(Plotting code records)

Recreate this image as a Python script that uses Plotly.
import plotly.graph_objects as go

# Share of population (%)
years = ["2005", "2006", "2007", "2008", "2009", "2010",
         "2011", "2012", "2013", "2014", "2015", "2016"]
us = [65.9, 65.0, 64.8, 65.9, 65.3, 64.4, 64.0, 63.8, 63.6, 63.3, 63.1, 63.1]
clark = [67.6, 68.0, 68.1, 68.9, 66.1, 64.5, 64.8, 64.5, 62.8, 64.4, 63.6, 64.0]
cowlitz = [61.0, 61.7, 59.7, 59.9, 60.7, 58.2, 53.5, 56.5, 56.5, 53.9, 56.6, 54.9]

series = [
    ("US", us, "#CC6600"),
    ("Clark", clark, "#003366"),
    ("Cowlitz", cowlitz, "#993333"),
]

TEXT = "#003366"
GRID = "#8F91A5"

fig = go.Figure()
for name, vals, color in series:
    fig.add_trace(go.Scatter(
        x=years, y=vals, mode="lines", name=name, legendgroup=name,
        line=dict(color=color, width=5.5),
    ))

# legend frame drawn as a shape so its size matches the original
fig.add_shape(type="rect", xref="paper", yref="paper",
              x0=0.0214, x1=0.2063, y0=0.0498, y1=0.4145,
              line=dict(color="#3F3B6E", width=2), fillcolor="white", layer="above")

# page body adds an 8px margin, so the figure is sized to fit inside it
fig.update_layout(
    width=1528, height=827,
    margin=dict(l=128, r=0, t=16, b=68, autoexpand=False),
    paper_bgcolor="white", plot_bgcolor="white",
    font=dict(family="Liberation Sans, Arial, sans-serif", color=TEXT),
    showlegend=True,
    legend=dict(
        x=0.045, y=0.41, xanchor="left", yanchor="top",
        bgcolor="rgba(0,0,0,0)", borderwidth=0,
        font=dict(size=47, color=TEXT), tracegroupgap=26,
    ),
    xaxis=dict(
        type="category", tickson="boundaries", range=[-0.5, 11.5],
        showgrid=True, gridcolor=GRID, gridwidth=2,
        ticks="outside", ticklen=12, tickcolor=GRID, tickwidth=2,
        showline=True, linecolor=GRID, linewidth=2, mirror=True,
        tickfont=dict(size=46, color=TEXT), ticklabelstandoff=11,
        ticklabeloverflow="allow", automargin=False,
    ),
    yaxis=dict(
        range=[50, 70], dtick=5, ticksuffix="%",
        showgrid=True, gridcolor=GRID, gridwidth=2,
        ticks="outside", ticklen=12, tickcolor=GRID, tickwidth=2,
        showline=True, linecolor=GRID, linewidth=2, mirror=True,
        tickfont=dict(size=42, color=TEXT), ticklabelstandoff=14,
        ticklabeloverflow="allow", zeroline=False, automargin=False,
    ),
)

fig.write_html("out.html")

--

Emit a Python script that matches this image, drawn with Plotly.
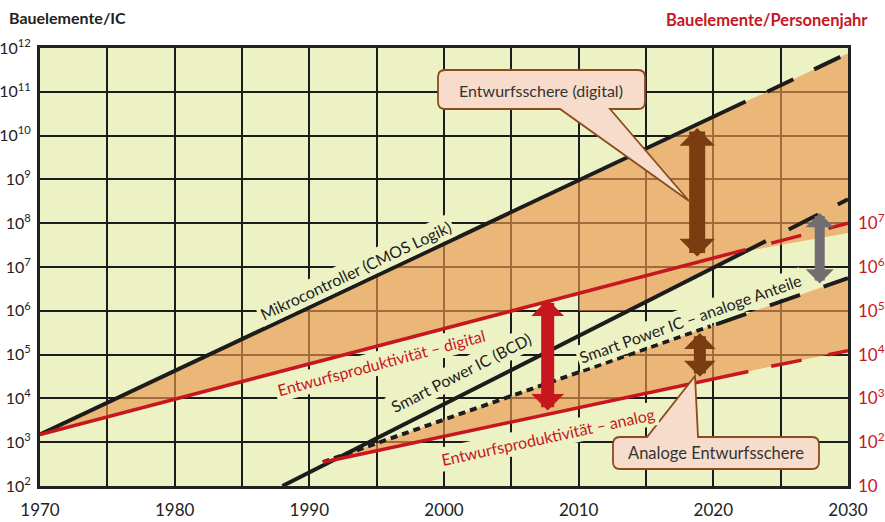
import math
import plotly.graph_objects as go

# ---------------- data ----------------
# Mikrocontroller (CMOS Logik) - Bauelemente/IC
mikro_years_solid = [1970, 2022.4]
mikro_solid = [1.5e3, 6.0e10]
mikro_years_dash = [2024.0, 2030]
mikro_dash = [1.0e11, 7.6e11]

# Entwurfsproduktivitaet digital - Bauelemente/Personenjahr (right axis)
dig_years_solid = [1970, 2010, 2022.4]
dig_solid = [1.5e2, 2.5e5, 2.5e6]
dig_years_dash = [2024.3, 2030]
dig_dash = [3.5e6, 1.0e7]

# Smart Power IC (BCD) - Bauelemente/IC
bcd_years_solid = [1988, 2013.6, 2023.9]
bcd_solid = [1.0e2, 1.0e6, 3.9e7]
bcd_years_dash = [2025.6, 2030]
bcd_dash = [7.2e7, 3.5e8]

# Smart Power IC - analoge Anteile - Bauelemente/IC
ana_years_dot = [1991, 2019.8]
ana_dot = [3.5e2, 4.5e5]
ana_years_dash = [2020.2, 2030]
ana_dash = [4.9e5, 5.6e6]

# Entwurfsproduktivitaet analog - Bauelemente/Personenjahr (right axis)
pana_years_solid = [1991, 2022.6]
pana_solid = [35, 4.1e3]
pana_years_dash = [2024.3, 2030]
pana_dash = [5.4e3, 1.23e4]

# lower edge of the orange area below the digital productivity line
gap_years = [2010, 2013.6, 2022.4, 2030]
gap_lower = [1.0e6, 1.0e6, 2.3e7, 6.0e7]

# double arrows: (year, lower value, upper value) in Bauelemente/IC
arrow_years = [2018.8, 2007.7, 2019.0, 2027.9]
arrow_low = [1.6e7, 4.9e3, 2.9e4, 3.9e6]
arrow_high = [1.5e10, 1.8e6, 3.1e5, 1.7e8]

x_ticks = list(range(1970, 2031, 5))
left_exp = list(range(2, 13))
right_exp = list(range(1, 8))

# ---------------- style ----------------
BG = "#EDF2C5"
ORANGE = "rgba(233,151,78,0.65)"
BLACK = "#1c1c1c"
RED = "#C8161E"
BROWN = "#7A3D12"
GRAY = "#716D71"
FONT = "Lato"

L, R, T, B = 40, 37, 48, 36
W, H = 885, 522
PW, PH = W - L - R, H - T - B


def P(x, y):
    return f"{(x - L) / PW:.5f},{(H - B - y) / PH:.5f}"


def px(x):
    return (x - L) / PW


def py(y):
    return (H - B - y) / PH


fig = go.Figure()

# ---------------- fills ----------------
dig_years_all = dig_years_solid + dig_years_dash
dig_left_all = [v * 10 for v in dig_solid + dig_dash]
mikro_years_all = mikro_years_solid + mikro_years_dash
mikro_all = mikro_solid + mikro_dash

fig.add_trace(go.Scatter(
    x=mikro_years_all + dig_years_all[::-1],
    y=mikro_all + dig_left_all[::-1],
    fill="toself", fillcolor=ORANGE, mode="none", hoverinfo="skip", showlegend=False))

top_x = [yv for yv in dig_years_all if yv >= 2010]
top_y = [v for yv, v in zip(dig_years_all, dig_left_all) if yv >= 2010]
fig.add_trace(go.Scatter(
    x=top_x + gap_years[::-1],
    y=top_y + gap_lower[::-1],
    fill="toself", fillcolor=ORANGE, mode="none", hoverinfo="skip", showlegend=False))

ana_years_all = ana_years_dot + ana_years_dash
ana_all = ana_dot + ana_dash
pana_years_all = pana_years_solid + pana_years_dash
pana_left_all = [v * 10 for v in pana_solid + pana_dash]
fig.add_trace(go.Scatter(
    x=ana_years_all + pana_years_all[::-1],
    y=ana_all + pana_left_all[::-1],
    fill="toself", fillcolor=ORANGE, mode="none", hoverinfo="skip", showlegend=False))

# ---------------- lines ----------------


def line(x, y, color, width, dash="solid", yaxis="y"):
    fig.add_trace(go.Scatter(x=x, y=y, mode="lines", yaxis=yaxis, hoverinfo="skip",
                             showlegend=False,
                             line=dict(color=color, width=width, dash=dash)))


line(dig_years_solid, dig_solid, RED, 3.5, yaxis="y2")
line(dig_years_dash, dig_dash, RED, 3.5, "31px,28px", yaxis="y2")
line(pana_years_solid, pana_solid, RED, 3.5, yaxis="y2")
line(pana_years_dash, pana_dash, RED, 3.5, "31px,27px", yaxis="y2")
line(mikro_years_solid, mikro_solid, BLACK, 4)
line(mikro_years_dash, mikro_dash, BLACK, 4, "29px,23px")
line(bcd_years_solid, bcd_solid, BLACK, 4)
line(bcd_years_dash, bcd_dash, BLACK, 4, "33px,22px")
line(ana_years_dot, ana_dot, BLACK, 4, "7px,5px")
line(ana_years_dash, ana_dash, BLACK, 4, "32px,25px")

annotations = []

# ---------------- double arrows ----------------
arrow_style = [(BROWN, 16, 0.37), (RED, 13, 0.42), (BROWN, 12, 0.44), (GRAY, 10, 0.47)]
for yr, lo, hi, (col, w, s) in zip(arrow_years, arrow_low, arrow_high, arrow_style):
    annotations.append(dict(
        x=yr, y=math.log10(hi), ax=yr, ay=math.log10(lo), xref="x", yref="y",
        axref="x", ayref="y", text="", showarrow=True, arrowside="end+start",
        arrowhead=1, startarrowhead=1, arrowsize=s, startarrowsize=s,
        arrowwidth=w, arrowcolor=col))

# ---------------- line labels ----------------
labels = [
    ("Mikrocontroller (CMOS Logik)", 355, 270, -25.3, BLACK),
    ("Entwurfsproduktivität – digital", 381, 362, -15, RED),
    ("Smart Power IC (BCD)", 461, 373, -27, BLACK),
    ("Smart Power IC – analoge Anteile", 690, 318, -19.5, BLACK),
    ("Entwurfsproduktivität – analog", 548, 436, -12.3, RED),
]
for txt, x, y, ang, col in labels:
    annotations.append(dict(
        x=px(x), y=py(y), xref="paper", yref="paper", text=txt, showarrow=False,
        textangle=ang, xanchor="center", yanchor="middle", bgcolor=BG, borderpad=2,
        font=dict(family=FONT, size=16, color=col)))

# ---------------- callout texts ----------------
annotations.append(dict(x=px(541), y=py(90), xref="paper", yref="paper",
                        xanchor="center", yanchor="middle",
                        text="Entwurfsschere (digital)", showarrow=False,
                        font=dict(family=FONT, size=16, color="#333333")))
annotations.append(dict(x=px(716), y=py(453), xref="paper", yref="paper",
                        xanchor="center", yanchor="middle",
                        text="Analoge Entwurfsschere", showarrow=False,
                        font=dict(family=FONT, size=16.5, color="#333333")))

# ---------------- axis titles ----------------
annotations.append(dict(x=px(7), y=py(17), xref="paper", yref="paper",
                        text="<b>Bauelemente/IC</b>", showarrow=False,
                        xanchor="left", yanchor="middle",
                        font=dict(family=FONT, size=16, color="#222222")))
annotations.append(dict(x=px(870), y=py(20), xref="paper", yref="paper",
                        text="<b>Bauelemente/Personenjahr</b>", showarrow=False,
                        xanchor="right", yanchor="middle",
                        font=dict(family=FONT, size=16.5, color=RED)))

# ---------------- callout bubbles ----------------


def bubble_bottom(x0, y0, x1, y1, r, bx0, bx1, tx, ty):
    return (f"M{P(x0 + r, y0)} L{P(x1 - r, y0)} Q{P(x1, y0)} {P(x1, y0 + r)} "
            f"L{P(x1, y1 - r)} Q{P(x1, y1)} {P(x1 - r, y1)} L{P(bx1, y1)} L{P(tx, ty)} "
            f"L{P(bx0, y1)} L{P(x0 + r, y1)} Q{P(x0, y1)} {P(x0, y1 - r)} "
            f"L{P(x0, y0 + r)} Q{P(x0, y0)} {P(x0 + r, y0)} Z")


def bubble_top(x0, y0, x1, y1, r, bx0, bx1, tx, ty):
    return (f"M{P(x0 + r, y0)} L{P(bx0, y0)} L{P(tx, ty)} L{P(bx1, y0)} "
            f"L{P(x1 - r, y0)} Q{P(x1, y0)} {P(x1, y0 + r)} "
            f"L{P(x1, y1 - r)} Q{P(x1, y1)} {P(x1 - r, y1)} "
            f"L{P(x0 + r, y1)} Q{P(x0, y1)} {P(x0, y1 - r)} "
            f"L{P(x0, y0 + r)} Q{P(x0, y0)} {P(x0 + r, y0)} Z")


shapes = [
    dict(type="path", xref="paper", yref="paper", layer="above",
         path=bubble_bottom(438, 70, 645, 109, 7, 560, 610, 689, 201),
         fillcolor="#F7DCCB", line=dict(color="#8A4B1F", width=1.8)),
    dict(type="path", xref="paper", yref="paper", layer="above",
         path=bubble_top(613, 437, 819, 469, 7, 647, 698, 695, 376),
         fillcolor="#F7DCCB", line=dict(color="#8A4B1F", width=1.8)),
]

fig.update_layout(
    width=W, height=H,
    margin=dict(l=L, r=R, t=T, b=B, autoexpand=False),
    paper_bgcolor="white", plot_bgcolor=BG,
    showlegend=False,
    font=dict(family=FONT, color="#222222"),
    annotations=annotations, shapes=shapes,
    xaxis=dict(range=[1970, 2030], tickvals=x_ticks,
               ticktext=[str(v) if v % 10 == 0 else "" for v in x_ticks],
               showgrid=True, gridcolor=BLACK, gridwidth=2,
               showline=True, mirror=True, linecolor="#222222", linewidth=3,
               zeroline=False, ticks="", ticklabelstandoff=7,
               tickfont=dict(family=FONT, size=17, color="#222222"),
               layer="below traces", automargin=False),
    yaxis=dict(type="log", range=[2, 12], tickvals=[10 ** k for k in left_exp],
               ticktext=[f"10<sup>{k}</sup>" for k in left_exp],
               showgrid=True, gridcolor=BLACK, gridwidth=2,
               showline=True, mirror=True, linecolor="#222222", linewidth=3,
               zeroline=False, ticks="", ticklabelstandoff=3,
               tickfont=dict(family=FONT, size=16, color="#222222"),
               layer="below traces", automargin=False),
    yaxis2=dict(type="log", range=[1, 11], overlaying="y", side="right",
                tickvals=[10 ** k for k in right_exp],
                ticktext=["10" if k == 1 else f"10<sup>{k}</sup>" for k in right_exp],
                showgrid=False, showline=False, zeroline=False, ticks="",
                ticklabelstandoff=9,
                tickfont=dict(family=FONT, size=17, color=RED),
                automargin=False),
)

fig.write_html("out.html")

- [EXERCISE INSTRUCTIONS]:
Above are some records; extract exactly the lines from the one containing "Emit a Python" through the one containing "mikro_dash = [1.0e11, 7.6e11]" and drop the pictures.

- [RESULT BELOW]:
Emit a Python script that matches this image, drawn with Plotly.
import math
import plotly.graph_objects as go

# ---------------- data ----------------
# Mikrocontroller (CMOS Logik) - Bauelemente/IC
mikro_years_solid = [1970, 2022.4]
mikro_solid = [1.5e3, 6.0e10]
mikro_years_dash = [2024.0, 2030]
mikro_dash = [1.0e11, 7.6e11]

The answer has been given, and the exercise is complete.